‘Night and day’: downtown business owners hope Seattle police mobile precinct will stay

SEATTLE — People say they’re feeling the changes in downtown Seattle.

“More safe, more safe,” said Daniel Jules, whose bus stop is at Third Street and Pine Avenue. “Every day I’ll be here on the E Line and thank God I didn’t get shot,” Jules said.

KIRO7 cameras saw nearly a dozen officers on patrol in the block, including police on bikes, foot, and in vehicles.

“It’s night and day difference. I would say thank you to the mayor for his efforts and thank you to Police Chief Diaz,” said Amir Yousuf, owner of International Cigar and Tobacco. His shop has been around Third and Pine for 25 years.

The mobile precinct has been in the neighborhood for nearly a week. Police descended on the block after two murders.

“It was like a flea market. You walk there in the middle, and they have stolen stuff right and left, they set up the booths, selling anything you name. Drugs, selling, buying, everything,” Yousuf said.

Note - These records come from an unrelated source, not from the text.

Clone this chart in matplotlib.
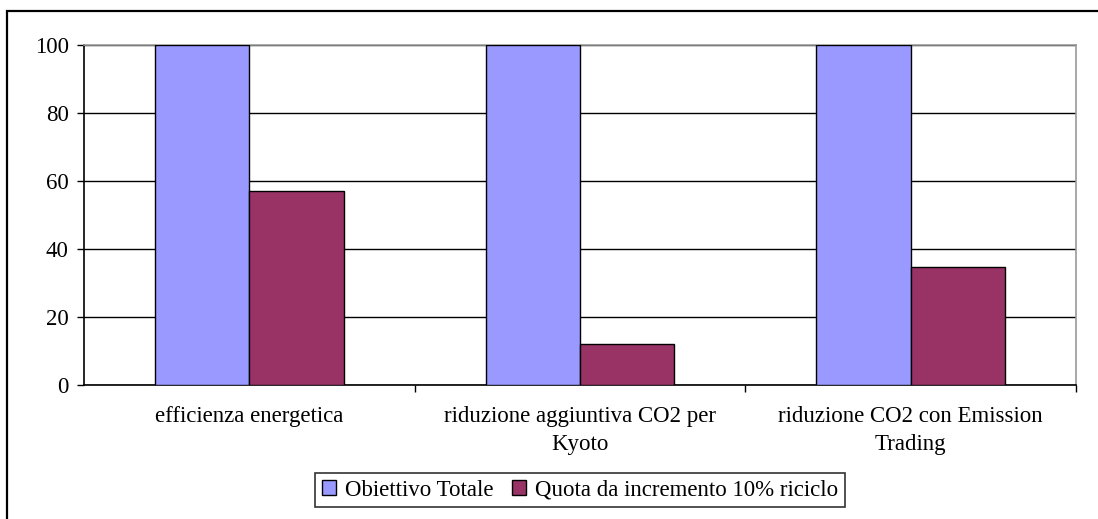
import numpy as np
from matplotlib import pyplot as plt
from matplotlib.patches import Rectangle

categories = ["efficienza energetica",
              "riduzione aggiuntiva CO2 per\nKyoto",
              "riduzione CO2 con Emission\nTrading"]
obiettivo_totale = [100, 100, 100]
quota_riciclo = [57, 12, 34.7]
series_names = ["Obiettivo Totale", "Quota da incremento 10% riciclo"]

plt.rcParams['font.family'] = ['Liberation Serif', 'DejaVu Serif']
fs = 16.5

fig = plt.figure(figsize=[10.98, 5.19], dpi=100)
# outer frame of the chart object
fig.patches.append(Rectangle((7/1098, -0.1), 1.2, 1 - 11/519 + 0.1,
                             transform=fig.transFigure, fill=False,
                             edgecolor='black', linewidth=1.6))

ax = fig.add_axes([84/1098, 1 - 385/519, (1076-84)/1098, (385-45)/519])
x = np.arange(len(categories))
w = 1 / 3.5
ax.bar(x - w/2, obiettivo_totale, w, color='#9999FF', edgecolor='black',
       linewidth=1, label=series_names[0], zorder=3)
ax.bar(x + w/2, quota_riciclo, w, color='#993366', edgecolor='black',
       linewidth=1, label=series_names[1], zorder=3)

ax.set_xlim(-0.5, 2.5)
ax.set_ylim(0, 100)
ax.set_yticks(range(0, 101, 20))
ax.yaxis.grid(True, color='black', linewidth=1, zorder=1)
ax.set_xticks(x)
ax.set_xticklabels(categories, fontsize=fs, linespacing=1.45)
ax.tick_params(axis='x', length=0, pad=15)
ax.set_xticks([0.5, 1.5, 2.5], minor=True)
ax.tick_params(axis='x', which='minor', length=5, width=1, direction='out')
ax.tick_params(axis='y', labelsize=fs, length=5, width=1, direction='out', pad=6)
for s in ['left', 'bottom']:
    ax.spines[s].set_color('black')
    ax.spines[s].set_linewidth(1.2)
for s in ['top', 'right']:
    ax.spines[s].set_color('#999999')
    ax.spines[s].set_linewidth(1.2)

leg = fig.legend(loc='center', bbox_to_anchor=(580/1098, 1 - 490/519), ncol=2,
                 fontsize=fs, frameon=True, fancybox=False, edgecolor='black',
                 handlelength=0.6, handleheight=0.6, handletextpad=0.4,
                 columnspacing=0.8, borderpad=0.3, borderaxespad=0)
leg.get_frame().set_linewidth(1.2)

plt.savefig("out.png")
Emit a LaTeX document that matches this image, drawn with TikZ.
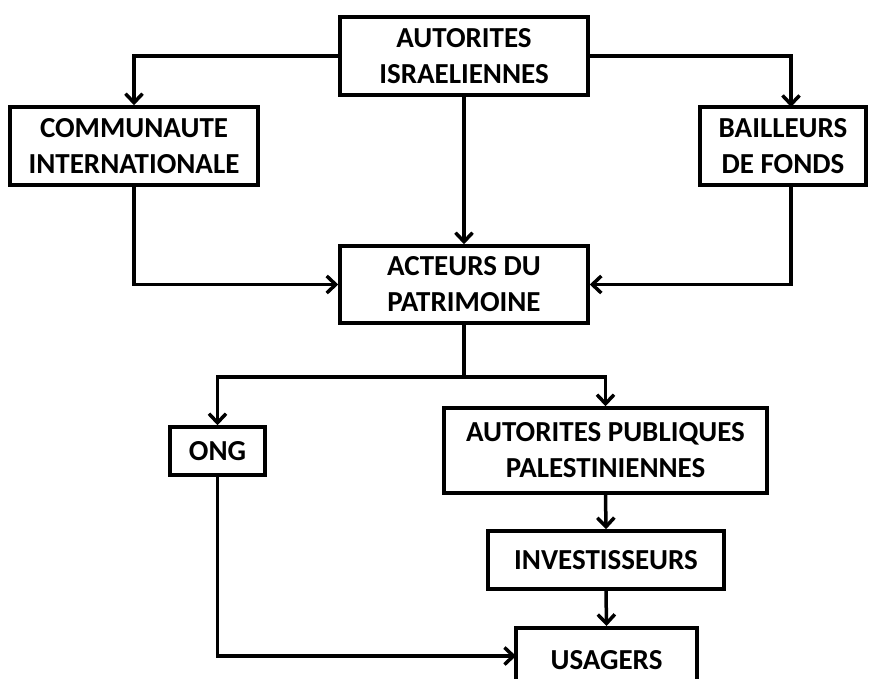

In one of the recent downtown shootings where a man was shot in the face, a bullet shattered Yousuf’s window, landing inside the store. Work crews replacing the window just found the shell casing on Wednesday.

“We found it like half an hour ago,” Yousuf said.

While most of the businesses that recently closed on the block — Moneytree, T-Mobile, Piroshky Piroshky — are still gone, the McDonald’s on the corner has since reopened with the arrival of police.

Now people in the neighborhood are worried about what the city’s plan is in the long term, and how long police will be sticking around.

“If the cops leave, it’s going to suck,” Jules said. “Once they leave I already know it’s going to come back to the same thing. It’s going to be probably worse,” he said.

Yousuf says at night, he is already starting to see groups of people gathering again on neighboring blocks.

“That scared me. As soon as this ends, they will come again,” Yousuf said. “We have to clear Third Avenue overall and we need to extend the operation to clean up all the blocks, the area from here to Pike Place, before offices open and tourists come in,” he said.

The City of Seattle also cleared out a homeless camp across from City Hall on Wednesday. Some who work downtown say it’s a welcome change.

“It doesn’t feel safe walking the sidewalks. I come in when it’s still dark. I would much prefer to see them cleared but it’s a tough situation,” said Jessie Wammock, who now sometimes works in person again downtown.

However, others believe the tactic is wrong.

“It is upsetting and I do think people have a right to stake their existence wherever they can,” said Bailey Zydek, who was downtown for a meeting on Wednesday. “If they’re being cleared it needs to be because they’re being diverted to housing and resources, not just to be clearing off sidewalks,” Zydek said.

The city says at least 22 people from the camp at Fourth Avenue and James Street have been referred to 24/7 shelters or tiny homes.

Yousuf says it feels like another step that Harrell is taking to bring changes to Seattle.

“Seattle people voted for him to clean up the city, to bring our city back. So I hope he’ll do exactly what the people want and what he promised,” Yousuf said.